-- START DATASET CONTENT --
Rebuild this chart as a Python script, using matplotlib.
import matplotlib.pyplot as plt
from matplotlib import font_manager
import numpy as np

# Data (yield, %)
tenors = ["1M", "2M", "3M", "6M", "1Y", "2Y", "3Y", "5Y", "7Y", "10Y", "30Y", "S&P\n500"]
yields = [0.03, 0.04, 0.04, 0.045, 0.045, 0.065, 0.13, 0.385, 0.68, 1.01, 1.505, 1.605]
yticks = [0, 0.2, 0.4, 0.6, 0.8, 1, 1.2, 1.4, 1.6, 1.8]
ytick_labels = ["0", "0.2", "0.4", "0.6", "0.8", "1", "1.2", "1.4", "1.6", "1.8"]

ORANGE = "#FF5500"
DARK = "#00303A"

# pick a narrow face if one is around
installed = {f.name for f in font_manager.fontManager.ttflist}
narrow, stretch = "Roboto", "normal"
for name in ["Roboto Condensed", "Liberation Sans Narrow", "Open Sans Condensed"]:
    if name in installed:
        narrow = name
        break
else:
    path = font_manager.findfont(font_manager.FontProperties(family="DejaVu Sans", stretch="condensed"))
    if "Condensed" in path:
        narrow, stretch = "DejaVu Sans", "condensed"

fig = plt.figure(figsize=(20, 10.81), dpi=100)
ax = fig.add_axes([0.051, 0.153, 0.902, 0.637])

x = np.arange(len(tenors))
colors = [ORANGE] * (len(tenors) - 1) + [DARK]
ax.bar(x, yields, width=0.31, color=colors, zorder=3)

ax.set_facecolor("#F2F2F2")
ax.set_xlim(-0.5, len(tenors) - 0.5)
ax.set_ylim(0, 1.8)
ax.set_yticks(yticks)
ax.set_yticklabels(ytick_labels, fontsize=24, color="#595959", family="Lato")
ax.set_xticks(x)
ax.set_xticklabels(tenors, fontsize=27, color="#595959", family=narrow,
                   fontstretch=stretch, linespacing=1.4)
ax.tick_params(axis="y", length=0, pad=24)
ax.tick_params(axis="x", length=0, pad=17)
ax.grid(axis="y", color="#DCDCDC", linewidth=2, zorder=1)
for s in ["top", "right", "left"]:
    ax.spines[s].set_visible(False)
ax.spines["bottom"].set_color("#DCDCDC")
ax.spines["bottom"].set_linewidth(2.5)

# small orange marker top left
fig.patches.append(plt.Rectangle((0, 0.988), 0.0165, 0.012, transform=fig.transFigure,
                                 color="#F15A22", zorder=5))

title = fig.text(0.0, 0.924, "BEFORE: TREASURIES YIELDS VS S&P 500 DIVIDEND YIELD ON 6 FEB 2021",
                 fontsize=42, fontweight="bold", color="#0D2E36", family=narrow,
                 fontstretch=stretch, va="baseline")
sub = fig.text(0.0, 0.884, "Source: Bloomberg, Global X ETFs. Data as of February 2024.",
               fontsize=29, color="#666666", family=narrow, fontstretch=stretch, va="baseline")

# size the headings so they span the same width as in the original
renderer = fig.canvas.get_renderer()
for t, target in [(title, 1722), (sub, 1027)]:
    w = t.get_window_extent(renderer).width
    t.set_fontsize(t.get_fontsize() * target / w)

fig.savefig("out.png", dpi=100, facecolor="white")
-- END DATASET CONTENT --
-- START DATASET CONTENT --
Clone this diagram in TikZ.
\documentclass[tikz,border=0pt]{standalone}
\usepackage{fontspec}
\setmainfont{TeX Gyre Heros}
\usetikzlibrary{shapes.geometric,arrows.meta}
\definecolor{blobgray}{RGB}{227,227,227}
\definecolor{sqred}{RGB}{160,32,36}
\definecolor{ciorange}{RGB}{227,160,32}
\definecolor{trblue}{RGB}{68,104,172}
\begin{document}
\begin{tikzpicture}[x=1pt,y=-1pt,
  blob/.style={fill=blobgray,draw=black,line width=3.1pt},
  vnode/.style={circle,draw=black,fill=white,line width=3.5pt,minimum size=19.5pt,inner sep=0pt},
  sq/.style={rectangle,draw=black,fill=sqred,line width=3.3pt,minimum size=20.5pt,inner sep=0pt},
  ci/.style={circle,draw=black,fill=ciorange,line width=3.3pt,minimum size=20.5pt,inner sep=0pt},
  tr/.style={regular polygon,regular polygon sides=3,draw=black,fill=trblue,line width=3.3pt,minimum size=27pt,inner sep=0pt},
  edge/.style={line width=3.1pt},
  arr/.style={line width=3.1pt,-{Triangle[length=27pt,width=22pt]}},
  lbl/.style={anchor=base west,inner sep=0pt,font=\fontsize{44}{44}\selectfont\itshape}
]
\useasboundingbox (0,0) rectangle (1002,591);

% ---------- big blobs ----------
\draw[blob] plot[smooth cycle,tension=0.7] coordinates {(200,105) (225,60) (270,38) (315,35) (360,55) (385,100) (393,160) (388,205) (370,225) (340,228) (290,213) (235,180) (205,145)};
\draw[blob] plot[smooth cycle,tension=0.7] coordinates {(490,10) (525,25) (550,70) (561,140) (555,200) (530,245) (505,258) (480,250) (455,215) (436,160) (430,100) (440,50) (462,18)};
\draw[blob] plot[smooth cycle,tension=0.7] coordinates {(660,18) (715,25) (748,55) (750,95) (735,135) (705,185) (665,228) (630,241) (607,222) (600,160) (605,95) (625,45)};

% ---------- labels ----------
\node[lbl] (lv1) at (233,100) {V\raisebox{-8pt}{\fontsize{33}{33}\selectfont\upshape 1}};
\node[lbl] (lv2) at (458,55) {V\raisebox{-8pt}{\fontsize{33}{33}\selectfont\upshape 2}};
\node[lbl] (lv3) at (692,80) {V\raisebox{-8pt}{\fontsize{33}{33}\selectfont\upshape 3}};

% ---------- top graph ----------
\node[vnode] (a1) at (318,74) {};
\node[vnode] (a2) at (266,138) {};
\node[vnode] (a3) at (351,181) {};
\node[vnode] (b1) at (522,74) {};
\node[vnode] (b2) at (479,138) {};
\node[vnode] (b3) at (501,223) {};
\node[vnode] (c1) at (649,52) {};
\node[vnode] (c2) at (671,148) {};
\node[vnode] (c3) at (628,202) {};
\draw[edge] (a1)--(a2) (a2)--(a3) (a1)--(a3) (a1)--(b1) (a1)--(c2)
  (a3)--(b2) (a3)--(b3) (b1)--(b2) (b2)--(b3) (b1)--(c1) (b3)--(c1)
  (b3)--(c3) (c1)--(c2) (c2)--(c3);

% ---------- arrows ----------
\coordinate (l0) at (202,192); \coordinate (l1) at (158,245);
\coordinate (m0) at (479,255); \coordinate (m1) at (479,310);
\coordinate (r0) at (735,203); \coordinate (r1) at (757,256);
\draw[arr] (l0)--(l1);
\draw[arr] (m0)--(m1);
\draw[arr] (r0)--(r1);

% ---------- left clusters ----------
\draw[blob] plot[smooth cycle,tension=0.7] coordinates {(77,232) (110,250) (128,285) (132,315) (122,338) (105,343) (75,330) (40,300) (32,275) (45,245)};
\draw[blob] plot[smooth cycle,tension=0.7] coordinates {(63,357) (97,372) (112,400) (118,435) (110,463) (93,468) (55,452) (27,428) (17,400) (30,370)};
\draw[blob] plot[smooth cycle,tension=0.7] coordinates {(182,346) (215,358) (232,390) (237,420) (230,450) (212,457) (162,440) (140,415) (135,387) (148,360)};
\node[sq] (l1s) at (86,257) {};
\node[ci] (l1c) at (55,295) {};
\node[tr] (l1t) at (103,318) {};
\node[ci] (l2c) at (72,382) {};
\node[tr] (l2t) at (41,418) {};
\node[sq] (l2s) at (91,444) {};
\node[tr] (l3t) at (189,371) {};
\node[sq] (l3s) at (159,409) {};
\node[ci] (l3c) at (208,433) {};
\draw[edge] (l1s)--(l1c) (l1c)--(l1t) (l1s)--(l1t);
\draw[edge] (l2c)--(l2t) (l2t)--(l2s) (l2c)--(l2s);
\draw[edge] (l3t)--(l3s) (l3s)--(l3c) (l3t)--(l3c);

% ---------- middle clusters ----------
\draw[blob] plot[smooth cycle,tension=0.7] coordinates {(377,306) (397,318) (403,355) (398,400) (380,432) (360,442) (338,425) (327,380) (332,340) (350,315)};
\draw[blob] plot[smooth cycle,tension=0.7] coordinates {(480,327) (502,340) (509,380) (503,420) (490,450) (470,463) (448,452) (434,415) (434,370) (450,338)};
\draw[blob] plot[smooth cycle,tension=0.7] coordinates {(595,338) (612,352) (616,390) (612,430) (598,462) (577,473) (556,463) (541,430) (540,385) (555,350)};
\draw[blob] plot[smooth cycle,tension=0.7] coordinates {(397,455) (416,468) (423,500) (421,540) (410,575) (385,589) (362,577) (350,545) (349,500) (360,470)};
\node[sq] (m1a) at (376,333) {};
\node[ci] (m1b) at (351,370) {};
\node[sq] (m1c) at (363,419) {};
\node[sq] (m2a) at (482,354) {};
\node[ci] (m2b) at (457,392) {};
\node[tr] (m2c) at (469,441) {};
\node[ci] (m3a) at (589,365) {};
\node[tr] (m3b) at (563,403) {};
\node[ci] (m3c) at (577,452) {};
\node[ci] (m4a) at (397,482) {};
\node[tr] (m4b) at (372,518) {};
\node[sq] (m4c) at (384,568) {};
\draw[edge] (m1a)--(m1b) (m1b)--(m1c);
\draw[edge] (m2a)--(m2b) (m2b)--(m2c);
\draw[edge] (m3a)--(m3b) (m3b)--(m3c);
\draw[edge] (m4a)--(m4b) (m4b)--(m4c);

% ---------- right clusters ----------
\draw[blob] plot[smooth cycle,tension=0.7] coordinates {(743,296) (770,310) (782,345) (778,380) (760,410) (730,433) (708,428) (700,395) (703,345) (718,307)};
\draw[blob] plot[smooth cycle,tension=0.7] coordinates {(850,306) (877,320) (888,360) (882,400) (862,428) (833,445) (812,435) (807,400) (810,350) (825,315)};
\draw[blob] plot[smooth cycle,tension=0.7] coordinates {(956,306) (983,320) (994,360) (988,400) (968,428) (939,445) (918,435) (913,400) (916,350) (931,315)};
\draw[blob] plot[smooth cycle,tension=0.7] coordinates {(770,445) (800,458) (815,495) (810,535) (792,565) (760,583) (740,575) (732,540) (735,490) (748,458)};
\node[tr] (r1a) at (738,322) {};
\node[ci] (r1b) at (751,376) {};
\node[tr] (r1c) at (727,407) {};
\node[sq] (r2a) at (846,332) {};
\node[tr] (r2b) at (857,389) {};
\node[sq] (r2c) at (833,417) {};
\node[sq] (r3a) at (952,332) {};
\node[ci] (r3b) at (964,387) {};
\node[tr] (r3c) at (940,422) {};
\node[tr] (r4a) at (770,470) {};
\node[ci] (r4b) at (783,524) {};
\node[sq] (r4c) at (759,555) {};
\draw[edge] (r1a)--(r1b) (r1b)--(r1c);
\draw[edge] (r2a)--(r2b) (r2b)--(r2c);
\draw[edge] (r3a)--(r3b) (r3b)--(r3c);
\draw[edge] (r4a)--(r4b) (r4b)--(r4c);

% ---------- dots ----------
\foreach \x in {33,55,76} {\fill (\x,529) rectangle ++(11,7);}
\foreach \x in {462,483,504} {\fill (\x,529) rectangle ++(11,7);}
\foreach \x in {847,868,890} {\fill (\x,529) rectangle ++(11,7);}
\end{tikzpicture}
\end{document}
-- END DATASET CONTENT --
TASK BRIEF
Only the lines from the one holding "Rebuild this chart" through the one holding "import numpy as np" are wanted; retype them exactly.

REPLY
Rebuild this chart as a Python script, using matplotlib.
import matplotlib.pyplot as plt
from matplotlib import font_manager
import numpy as np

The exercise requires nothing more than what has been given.